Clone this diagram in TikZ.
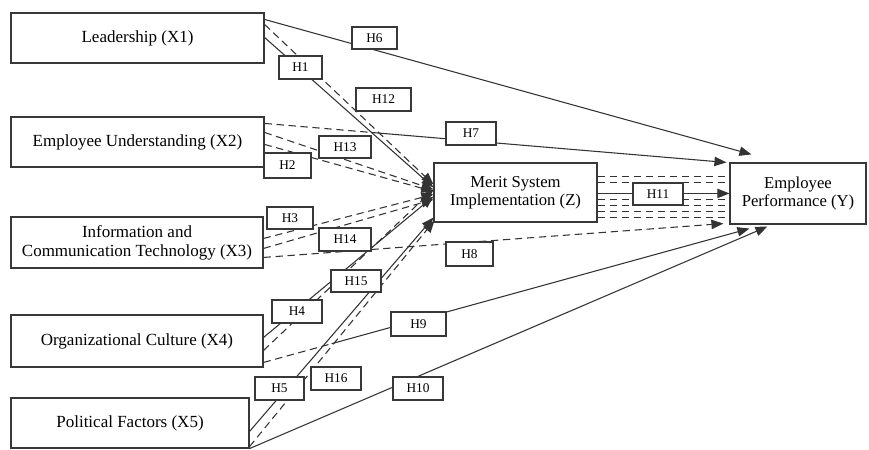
\documentclass[tikz,border=0pt]{standalone}
\usepackage{fontspec}
\setmainfont{Liberation Serif}
\usetikzlibrary{arrows.meta,calc}
\begin{document}
\begin{tikzpicture}[x=0.75pt,y=-0.75pt,
  box/.style={draw=black!78, line width=0.85pt, rectangle, inner sep=0pt, align=center, font=\fontsize{12.75}{14.25}\selectfont},
  lab/.style={draw=black!78, line width=0.85pt, fill=white, inner sep=0pt, font=\fontsize{10}{11}\selectfont},
  conn/.style={draw=black!80, line width=0.8pt},
  dsh/.style={conn, dash pattern=on 5.5pt off 3.5pt},
  arr/.style={-{Triangle[length=9pt,width=7pt]}}
]
\useasboundingbox (0,0) rectangle (869,450);

% main boxes
\node[box, minimum width=189.75pt, minimum height=37.5pt] (X1) at (137.5,38) {Leadership (X1)};
\node[box, minimum width=189.75pt, minimum height=37.5pt] (X2) at (137.5,142) {Employee Understanding (X2)};
\node[box, minimum width=189pt, minimum height=38.25pt] (X3) at (137,242.5) {Information and\\Communication Technology (X3)};
\node[box, minimum width=189pt, minimum height=39pt] (X4) at (137,341) {Organizational Culture (X4)};
\node[box, minimum width=178.5pt, minimum height=37.5pt] (X5) at (130,423) {Political Factors (X5)};
\node[box, minimum width=122.25pt, minimum height=44.25pt, font=\fontsize{12.5}{13.5}\selectfont] (Z) at (515.5,192.5) {Merit System\\Implementation (Z)};
\node[box, minimum width=102pt, minimum height=45.75pt, font=\fontsize{12.5}{13.5}\selectfont] (Y) at (798,193.5) {Employee\\Performance (Y)};

% named end points
\coordinate (y6) at ($(Y.north west)+(22,-8)$);
\coordinate (y7) at ($(Y.north west)+(-3,0)$);
\coordinate (y8) at ($(Y.south west)+(-6,-1)$);
\coordinate (y9) at ($(Y.south west)+(20,4)$);
\coordinate (y10) at ($(Y.south west)+(38,2)$);
\coordinate (x2a) at ($(X2.north east)+(0,7)$);
\coordinate (x4c) at ($(X4.north east)+(0,48)$);

% X1
\draw[conn,arr] ($(X1.north east)+(0,7)$) -- (y6);
\draw[dsh,arr] ($(X1.north east)+(0,12)$) -- ($(Z.north west)+(0,22)$);
\draw[conn,arr] ($(X1.north east)+(0,25)$) -- ($(Z.north west)+(0,25)$);
% X2
\draw[dsh] (x2a) -- ($(x2a)!0.23!(y7)$) coordinate (m7);
\draw[conn,arr] (m7) -- (y7);
\draw[dsh,arr] ($(X2.north east)+(0,16)$) -- ($(Z.north west)+(0,27)$);
\draw[dsh,arr] ($(X2.north east)+(0,28)$) -- ($(Z.north west)+(0,29)$);
% X3
\draw[dsh,arr] ($(X3.north east)+(0,22)$) -- ($(Z.north west)+(0,32)$);
\draw[dsh,arr] ($(X3.north east)+(0,32)$) -- ($(Z.north west)+(0,37)$);
\draw[dsh,arr] ($(X3.north east)+(0,41)$) -- (y8);
% X4
\draw[conn,arr] ($(X4.north east)+(0,23)$) -- ($(Z.north west)+(0,34)$);
\draw[dsh,arr] ($(X4.north east)+(0,36)$) -- ($(Z.north west)+(0,27)$);
\draw[dsh] (x4c) -- ($(x4c)!0.14!(y9)$) coordinate (m9);
\draw[conn,arr] (m9) -- (y9);
% X5
\draw[conn,arr] ($(X5.north east)+(0,34)$) -- ($(Z.south west)+(0,-5)$);
\draw[dsh,arr] ($(X5.south east)+(0,-2)$) -- ($(Z.south west)+(1,-2)$);
\draw[conn,arr] (X5.south east) -- (y10);
% Z to Y
\foreach \o in {14,20,37,43,49,55}
  \draw[dsh] ($(Z.north east)+(0,\o)$) -- ($(Y.north west)+(0,\o)$);
\draw[conn,arr] ($(Z.north east)+(0,31)$) -- ($(Y.north west)+(0,31)$);

% hypothesis labels
\node[lab, minimum width=33.75pt, minimum height=16.5pt] (H6) at (374.5,38) {H6};
\node[lab, minimum width=32.25pt, minimum height=17.25pt] (H1) at (300.5,67.5) {H1};
\node[lab, minimum width=41.25pt, minimum height=17.25pt] (H12) at (383.5,99.5) {H12};
\node[lab, minimum width=37.5pt, minimum height=17.25pt] (H7) at (471,133.5) {H7};
\node[lab, minimum width=39pt, minimum height=16.5pt] (H13) at (345,147) {H13};
\node[lab, minimum width=35.25pt, minimum height=18.75pt] (H2) at (287.5,165.5) {H2};
\node[lab, minimum width=34.5pt, minimum height=16.5pt] (H3) at (290,218) {H3};
\node[lab, minimum width=39pt, minimum height=17.25pt] (H14) at (345,239.5) {H14};
\node[lab, minimum width=35.25pt, minimum height=18pt] (H8) at (469.5,254) {H8};
\node[lab, minimum width=37.5pt, minimum height=16.5pt] (H15) at (356,281) {H15};
\node[lab, minimum width=37.5pt, minimum height=17.25pt] (H4) at (297,311.5) {H4};
\node[lab, minimum width=41.25pt, minimum height=18pt] (H9) at (418.5,324) {H9};
\node[lab, minimum width=36.75pt, minimum height=17.25pt] (H5) at (279.5,388.5) {H5};
\node[lab, minimum width=37.5pt, minimum height=17.25pt] (H16) at (336,378.5) {H16};
\node[lab, minimum width=37.5pt, minimum height=17.25pt] (H10) at (418,388.5) {H10};
\node[lab, minimum width=37.5pt, minimum height=16.5pt] (H11) at (658,194) {H11};
\end{tikzpicture}
\end{document}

DIRECTION: Exactly reproduce the run of lines from the start of the listing through the line with "(0,0) rectangle (869,450);", inclusive; pictures are not copied.

THE COMPLETED TASK:
Clone this diagram in TikZ.
\documentclass[tikz,border=0pt]{standalone}
\usepackage{fontspec}
\setmainfont{Liberation Serif}
\usetikzlibrary{arrows.meta,calc}
\begin{document}
\begin{tikzpicture}[x=0.75pt,y=-0.75pt,
  box/.style={draw=black!78, line width=0.85pt, rectangle, inner sep=0pt, align=center, font=\fontsize{12.75}{14.25}\selectfont},
  lab/.style={draw=black!78, line width=0.85pt, fill=white, inner sep=0pt, font=\fontsize{10}{11}\selectfont},
  conn/.style={draw=black!80, line width=0.8pt},
  dsh/.style={conn, dash pattern=on 5.5pt off 3.5pt},
  arr/.style={-{Triangle[length=9pt,width=7pt]}}
]
\useasboundingbox (0,0) rectangle (869,450);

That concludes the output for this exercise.